**Instruction:** Word for word, quote all of the material, omitting the pictures.

**Given data:**
►

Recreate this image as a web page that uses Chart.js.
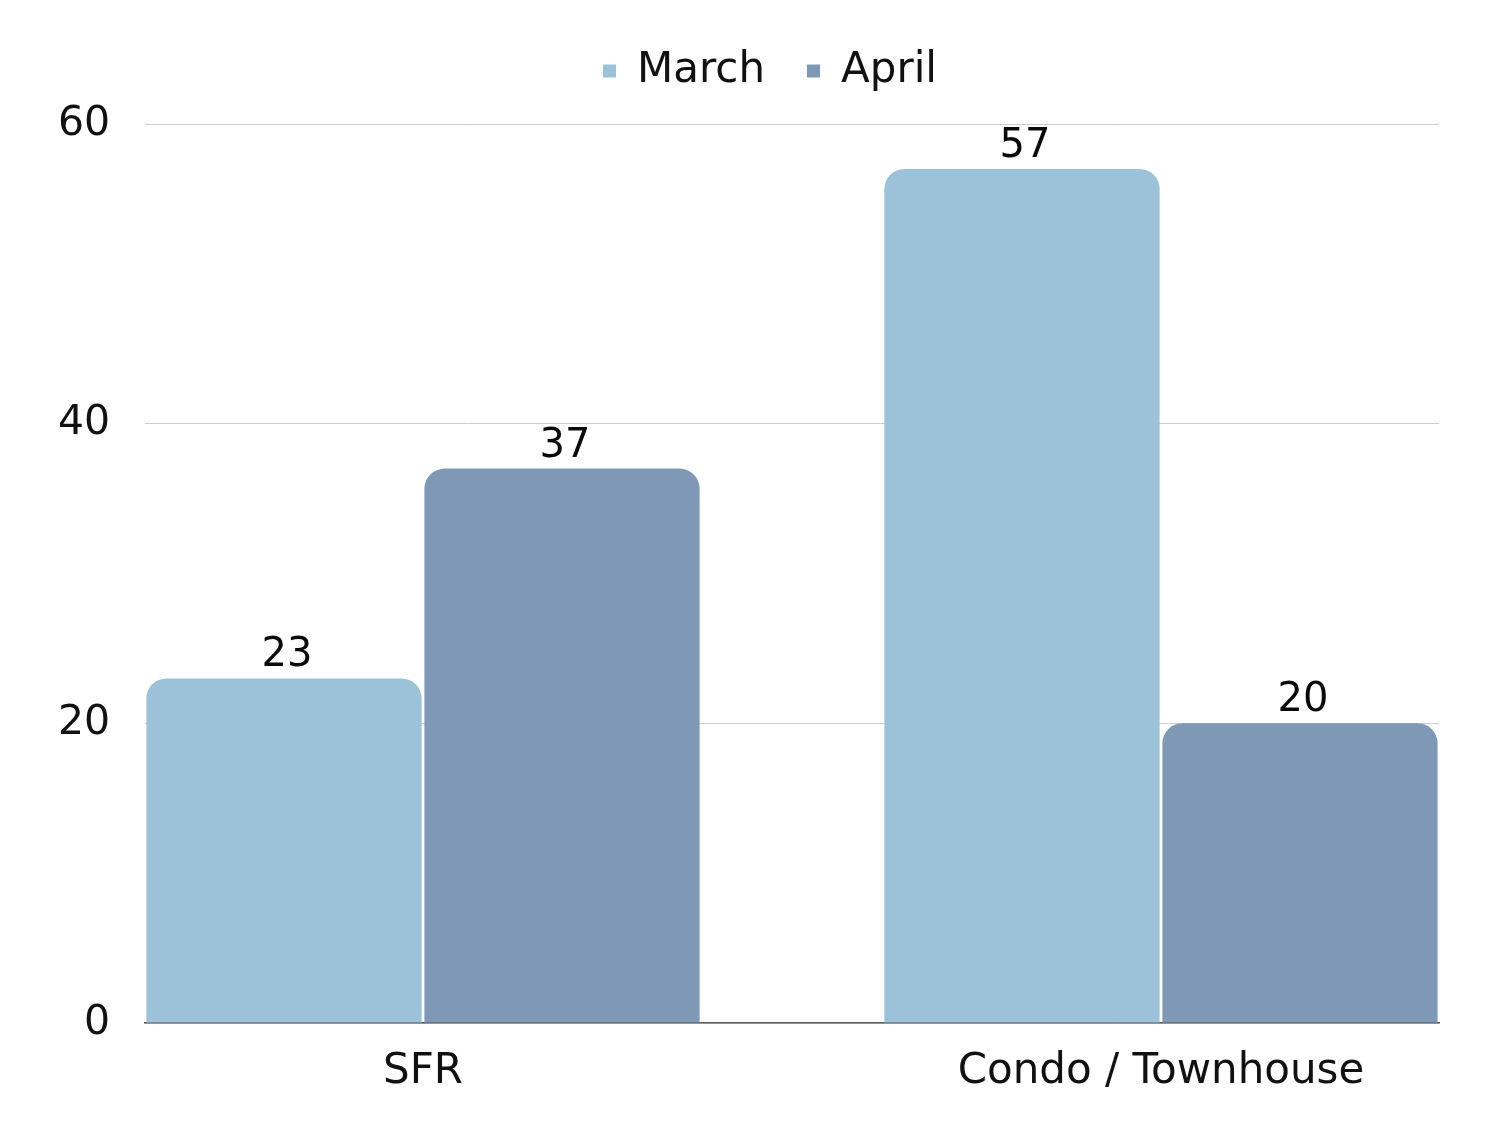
<!DOCTYPE html>
<html>
<head>
<meta charset="utf-8">
<script src="https://cdn.jsdelivr.net/npm/chart.js@4.4.1/dist/chart.umd.min.js"></script>
<style>
  html, body { margin: 0; padding: 0; background: #ffffff; }
  #wrap { width: 1500px; height: 1125px; }
</style>
</head>
<body>
<div id="wrap"><canvas id="c" width="1500" height="1125"></canvas></div>
<script>
const categories = ["SFR", "Condo / Townhouse"];
const seriesNames = ["March", "April"];
const marchValues = [23, 57];
const aprilValues = [37, 20];
const yTicks = [0, 20, 40, 60];

const FONT = "'DejaVu Sans', sans-serif";

const valueLabels = {
  id: 'valueLabels',
  afterDatasetsDraw(chart) {
    const ctx = chart.ctx;
    ctx.save();
    ctx.fillStyle = '#0a0a0a';
    ctx.font = "40px " + FONT;
    ctx.textAlign = 'center';
    ctx.textBaseline = 'alphabetic';
    chart.data.datasets.forEach((ds, di) => {
      const meta = chart.getDatasetMeta(di);
      meta.data.forEach((bar, i) => {
        ctx.fillText(String(ds.data[i].y), bar.x + 3, bar.y - 12);
      });
    });
    ctx.restore();
  }
};

const toPoints = arr => arr.map((v, i) => ({ x: i, y: v }));

new Chart(document.getElementById('c'), {
  type: 'bar',
  data: {
    datasets: [
      {
        label: seriesNames[0],
        data: toPoints(marchValues),
        backgroundColor: '#9bc2d8',
        borderRadius: { topLeft: 20, topRight: 20, bottomLeft: 0, bottomRight: 0 },
        borderSkipped: 'start',
        categoryPercentage: 0.7534,
        barPercentage: 0.99
      },
      {
        label: seriesNames[1],
        data: toPoints(aprilValues),
        backgroundColor: '#7f98b5',
        borderRadius: { topLeft: 20, topRight: 20, bottomLeft: 0, bottomRight: 0 },
        borderSkipped: 'start',
        categoryPercentage: 0.7534,
        barPercentage: 0.99
      }
    ]
  },
  options: {
    responsive: false,
    animation: false,
    layout: { padding: { top: 8, left: 101, right: 61, bottom: 0 } },
    plugins: {
      tooltip: { enabled: false },
      title: {
        display: true,
        text: '',
        position: 'top',
        weight: 500,
        font: { size: 1, lineHeight: 1 },
        padding: { top: 0, bottom: 21 }
      },
      legend: {
        position: 'top',
        labels: {
          boxWidth: 13,
          boxHeight: 13,
          padding: 42,
          color: '#111111',
          font: { family: FONT, size: 42 }
        }
      }
    },
    scales: {
      x: {
        type: 'linear',
        offset: false,
        min: -0.3767,
        max: 1.3767,
        afterBuildTicks(scale) {
          scale.ticks = categories.map((c, i) => ({ value: i }));
        },
        afterFit(scale) { scale.height = 102; },
        ticks: {
          callback: (v, i) => categories[i],
          color: '#111111',
          font: { family: FONT, size: 42 },
          padding: 24,
          maxRotation: 0,
          autoSkip: false
        },
        grid: { display: false, drawTicks: false, offset: false },
        border: { display: true, color: '#5a5a5a', width: 1.5 }
      },
      y: {
        min: 0,
        max: 60,
        afterBuildTicks(scale) {
          scale.ticks = yTicks.map(v => ({ value: v }));
        },
        afterFit(scale) { scale.width = 44; },
        ticks: {
          color: '#111111',
          font: { family: FONT, size: 41 },
          mirror: true,
          crossAlign: 'far',
          padding: -87
        },
        grid: { color: '#cccccc', lineWidth: 1, drawTicks: false },
        border: { display: false }
      }
    }
  },
  plugins: [valueLabels]
});
</script>
</body>
</html>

◄

**Response to the task:**
Recreate this image as a web page that uses Chart.js.
<!DOCTYPE html>
<html>
<head>
<meta charset="utf-8">
<script src="https://cdn.jsdelivr.net/npm/chart.js@4.4.1/dist/chart.umd.min.js"></script>
<style>
  html, body { margin: 0; padding: 0; background: #ffffff; }
  #wrap { width: 1500px; height: 1125px; }
</style>
</head>
<body>
<div id="wrap"><canvas id="c" width="1500" height="1125"></canvas></div>
<script>
const categories = ["SFR", "Condo / Townhouse"];
const seriesNames = ["March", "April"];
const marchValues = [23, 57];
const aprilValues = [37, 20];
const yTicks = [0, 20, 40, 60];

const FONT = "'DejaVu Sans', sans-serif";

const valueLabels = {
  id: 'valueLabels',
  afterDatasetsDraw(chart) {
    const ctx = chart.ctx;
    ctx.save();
    ctx.fillStyle = '#0a0a0a';
    ctx.font = "40px " + FONT;
    ctx.textAlign = 'center';
    ctx.textBaseline = 'alphabetic';
    chart.data.datasets.forEach((ds, di) => {
      const meta = chart.getDatasetMeta(di);
      meta.data.forEach((bar, i) => {
        ctx.fillText(String(ds.data[i].y), bar.x + 3, bar.y - 12);
      });
    });
    ctx.restore();
  }
};

const toPoints = arr => arr.map((v, i) => ({ x: i, y: v }));

new Chart(document.getElementById('c'), {
  type: 'bar',
  data: {
    datasets: [
      {
        label: seriesNames[0],
        data: toPoints(marchValues),
        backgroundColor: '#9bc2d8',
        borderRadius: { topLeft: 20, topRight: 20, bottomLeft: 0, bottomRight: 0 },
        borderSkipped: 'start',
        categoryPercentage: 0.7534,
        barPercentage: 0.99
      },
      {
        label: seriesNames[1],
        data: toPoints(aprilValues),
        backgroundColor: '#7f98b5',
        borderRadius: { topLeft: 20, topRight: 20, bottomLeft: 0, bottomRight: 0 },
        borderSkipped: 'start',
        categoryPercentage: 0.7534,
        barPercentage: 0.99
      }
    ]
  },
  options: {
    responsive: false,
    animation: false,
    layout: { padding: { top: 8, left: 101, right: 61, bottom: 0 } },
    plugins: {
      tooltip: { enabled: false },
      title: {
        display: true,
        text: '',
        position: 'top',
        weight: 500,
        font: { size: 1, lineHeight: 1 },
        padding: { top: 0, bottom: 21 }
      },
      legend: {
        position: 'top',
        labels: {
          boxWidth: 13,
          boxHeight: 13,
          padding: 42,
          color: '#111111',
          font: { family: FONT, size: 42 }
        }
      }
    },
    scales: {
      x: {
        type: 'linear',
        offset: false,
        min: -0.3767,
        max: 1.3767,
        afterBuildTicks(scale) {
          scale.ticks = categories.map((c, i) => ({ value: i }));
        },
        afterFit(scale) { scale.height = 102; },
        ticks: {
          callback: (v, i) => categories[i],
          color: '#111111',
          font: { family: FONT, size: 42 },
          padding: 24,
          maxRotation: 0,
          autoSkip: false
        },
        grid: { display: false, drawTicks: false, offset: false },
        border: { display: true, color: '#5a5a5a', width: 1.5 }
      },
      y: {
        min: 0,
        max: 60,
        afterBuildTicks(scale) {
          scale.ticks = yTicks.map(v => ({ value: v }));
        },
        afterFit(scale) { scale.width = 44; },
        ticks: {
          color: '#111111',
          font: { family: FONT, size: 41 },
          mirror: true,
          crossAlign: 'far',
          padding: -87
        },
        grid: { color: '#cccccc', lineWidth: 1, drawTicks: false },
        border: { display: false }
      }
    }
  },
  plugins: [valueLabels]
});
</script>
</body>
</html>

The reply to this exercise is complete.